Why Volkswagen TDI Owners Are So Pissed Off
With his index and middle finger resting on the right paddle shifter, Volkswagen Golf TDI owner Jacob Mahin impatiently stares at the red light ahead waiting for it to change color. His concentration is broken as a Buick Riviera quietly pulls into the empty lane beside him. His eyes are drawn to the challenger through the Golf’s dark tinted windows with a maniacal stare.
Though his Golf TDI is far from a sports car, Mahin certainly wouldn’t believe it if you told him otherwise. Despite its underwhelming 140-horsepower rating, Mahin’s TDI has seen more hard launches than the NASA Space Center.
His wife Lauren has seen this look in his eyes far too many times since their marriage in July 2014. It’s reached the point where she knows any hope of a peaceful ride ends as soon as her husband slides behind the wheel. Their 2-year-old daughter Zella’s favorite chant of “Daddy go soupy fast!” certainly isn’t going to calm the situation either. Lauren already knows what’s coming. After all, it’s not easy to tame a stallion.
As the light flashes green, Mahin releases his foot off the brake pedal and the TDI’s spooled turbocharger unleashes 236 pound-feet of fury on the asphalt. His daughter’s ear-to-ear grin widens as she’s thrust against the padding of her Recaro car seat reupholstered in pink VW buses.
The scene is instantly recognizable from the Dreamworks animation film Turbo when the cartoon snails are duking it out in a hotly contested drag race. Though the Riviera eventually begins to pull away, losing doesn’t seem to diminish Mahin’s supreme confidence is his German hatchback in any way.
When the two started shopping for a compact car in March 2013, Lauren was already nine months pregnant with Zella. Their 1999 Saturn SL2 was approaching 200,000 miles and neither felt comfortable driving the car with a newborn baby in the backseat. They both hoped to find something new that was both safe and fuel-efficient.
After test driving a Toyota Prius, Ford Focus, Dodge Dart, and Chevy Cruze, Mahin was not satisfied with the cars’ cramped rear leg room and pedestrian performance.
His father owned a Jetta TDI and encouraged Mahin to look at the Golf. As an avid car enthusiast, he was skeptical at first of buying a diesel-powered car but was sold after the first test drive. It had the most spacious interior of any compact they’d driven so far, and it provided the low-RPM torque and performance he desired.
“Getting 38 miles per gallon in town and 42 miles per gallon on the highway and still managing to be super peppy was a big plus,” Mahin told me. “The other gas cars just had no pep and just weren’t fun to drive.”
In addition to its excellent fuel-efficiency and performance, Mahin was equally impressed by the Golf’s high build quality.
“From small things like opening and closing the doors to even starting the engine, it just felt and sounded like a better, safer and longer lasting car than the other cars we looked at,” he said.
With nothing but positive things to say, the couple decided to lease the Golf and have been very happy with it ever since.

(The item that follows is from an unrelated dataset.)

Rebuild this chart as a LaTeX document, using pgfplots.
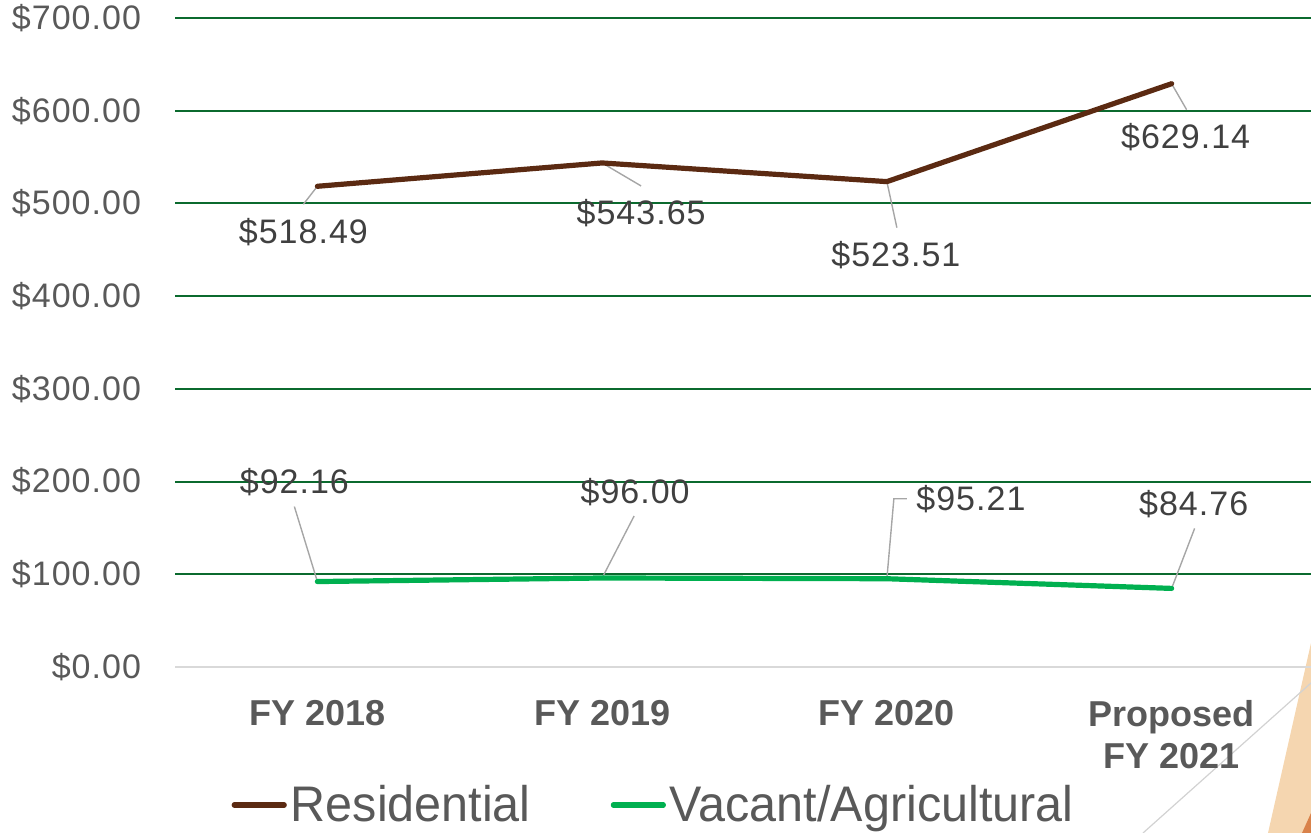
\documentclass[border=0pt]{standalone}
\usepackage{pgfplots}
\pgfplotsset{compat=1.18}
\usepackage{pgfplotstable}
\usepackage{fontspec}
\setmainfont{Liberation Sans}[LetterSpace=3]
\newfontfamily\xfont{Liberation Sans}
\newfontfamily\legfont{Liberation Sans}[FakeStretch=0.97]
\definecolor{resbrown}{HTML}{5B2A12}
\definecolor{vacgreen}{HTML}{00B050}
\definecolor{gridgreen}{HTML}{0B6A2E}
\definecolor{ticktxt}{HTML}{595959}
\definecolor{labtxt}{HTML}{404040}
\definecolor{leader}{HTML}{A6A6A6}
\definecolor{peach}{HTML}{F5D6B0}
\definecolor{darkorange}{HTML}{D9824A}

\pgfplotstableread{
x y dx dy
0 518.49 -7 -23
1 543.65 19.5 -25
2 523.51 4.5 -36.5
3 629.14 7 -26.5
}\res
\pgfplotstableread{
x y dx dy
0 92.16 -11.5 49.5
1 96.00 16.5 43
2 95.21 42 40
3 84.76 11 42
}\vac

\begin{document}
\begin{tikzpicture}
\useasboundingbox (0,0) rectangle (655.5pt,416.5pt);
% slide decoration
\fill[peach] (655.5pt,95pt) -- (634pt,0pt) -- (655.5pt,0pt) -- cycle;
\fill[darkorange] (655.5pt,10pt) -- (651pt,0pt) -- (655.5pt,0pt) -- cycle;
\draw[gray!35, line width=0.6pt] (655.5pt,75pt) -- (571.5pt,0pt);
\begin{axis}[
  at={(87.5pt,83pt)}, anchor=south west,
  scale only axis,
  width=569.5pt, height=324.5pt,
  xmin=-0.5, xmax=3.5,
  ymin=0, ymax=700,
  clip=false,
  axis line style={draw=none},
  tick style={draw=none},
  xtick={0,1,2,3},
  xticklabels={FY 2018, FY 2019, FY 2020, {Proposed\\FY 2021}},
  x tick label style={font=\xfont\fontsize{18pt}{21pt}\selectfont\bfseries, text=ticktxt, align=center, anchor=north, yshift=-13pt},
  ytick={100,200,...,700},
  yticklabels={\$100.00,\$200.00,\$300.00,\$400.00,\$500.00,\$600.00,\$700.00},
  extra y ticks={0},
  extra y tick labels={\$0.00},
  extra y tick style={grid style={draw=black!15, line width=1pt}},
  y tick label style={font=\fontsize{17pt}{20pt}\selectfont, text=ticktxt, anchor=east, xshift=-13.5pt},
  ymajorgrids,
  grid style={draw=gridgreen, line width=1pt},
  legend columns=2,
  legend style={at={(0.421,-0.2126)}, anchor=center, draw=none, fill=none,
    font=\legfont\fontsize{25pt}{28pt}\selectfont, text=ticktxt,
    /tikz/every even column/.append style={column sep=38pt}},
  legend image code/.code={\draw[#1, line width=2.6pt, line cap=round] (0pt,0pt) -- (25pt,0pt);},
  every node near coord/.append style={font=\fontsize{17pt}{20pt}\selectfont, text=labtxt, anchor=center, xshift=\dx pt, yshift=\dy pt},
  nodes near coords={\$\pgfmathprintnumber[fixed, fixed zerofill, precision=2]{\pgfplotspointmeta}},
  /pgf/number format/assume math mode=true,
  point meta=y,
]
% leader lines
\draw[leader, line width=0.7pt] (axis cs:0,518.49) -- ++(-7pt,-9pt);
\draw[leader, line width=0.7pt] (axis cs:1,543.65) -- ++(19.5pt,-11.5pt);
\draw[leader, line width=0.7pt] (axis cs:2,523.51) -- ++(5pt,-23pt);
\draw[leader, line width=0.7pt] (axis cs:3,629.14) -- ++(7.5pt,-13pt);
\draw[leader, line width=0.7pt] (axis cs:0,92.16) -- ++(-11.5pt,37.5pt);
\draw[leader, line width=0.7pt] (axis cs:1,96.00) -- ++(16pt,31pt);
\draw[leader, line width=0.7pt] (axis cs:2,95.21) -- ++(3.5pt,40pt) -- ++(6.5pt,0pt);
\draw[leader, line width=0.7pt] (axis cs:3,84.76) -- ++(11.5pt,30pt);
\addplot[resbrown, line width=2.6pt, line cap=round, line join=round,
  visualization depends on={\thisrow{dx}\as\dx},
  visualization depends on={\thisrow{dy}\as\dy}] table[x=x,y=y] {\res};
\addlegendentry{Residential}
\addplot[vacgreen, line width=2.6pt, line cap=round, line join=round,
  visualization depends on={\thisrow{dx}\as\dx},
  visualization depends on={\thisrow{dy}\as\dy}] table[x=x,y=y] {\vac};
\addlegendentry{Vacant/Agricultural}
\end{axis}
\end{tikzpicture}
\end{document}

But when the disturbing news came out that their TDI’s clean diesel engine is a lie, the Mahins were furious after discovering it’s not the environmental steward they believed they were getting at the time of purchase.
Leaving a small environmental footprint was especially important to Lauren. She’s an avid supporter of going green, as evidenced by her use of recycled glass water bottles and cloth diapers for Zella to keep from polluting landfills.
“I have always felt that it is important to be as environmentally friendly as possible,” she said. “It very much saddens me that our car is not the eco-friendly car that I thought it was.”
Volkswagen has already announced that it will recall 11 million cars worldwide that are equipped with the diesel emissions software cheat. The Mahins’ Golf TDI is one of 482,000 models affected in the U.S.
It’s unlikely Volkswagen will retrofit a urea-based AdBlue system to meet EPA standards as it would be cost-prohibitive and require extensive re-engineering. Unless Volkswagen launches a competitive buyback program, a software fix appears to be the only option. Unfortunately, doing so could hamper the excellent fuel-efficiency and performance that made the Golf attractive to the Mahins and so many others in the first place — our senior editor included.
“That’s not what all of us customers paid for,” Jacob said. “It’s not fair for us to walk out with a car with worse gas mileage and less power. They’ve got to figure out a better solution than that.”
With 18 months left on their lease, the Mahins will have no other choice but to purchase the Golf outright after it expires because they’ve already exceeded their mileage limit. While this was their original plan all along, neither are enthusiastic about being stuck with a car with a damaged resale value and potentially hampered performance. Regardless of the outcome, the scandal has certainly affected the Mahins’ outlook on the brand and the Golf they once loved.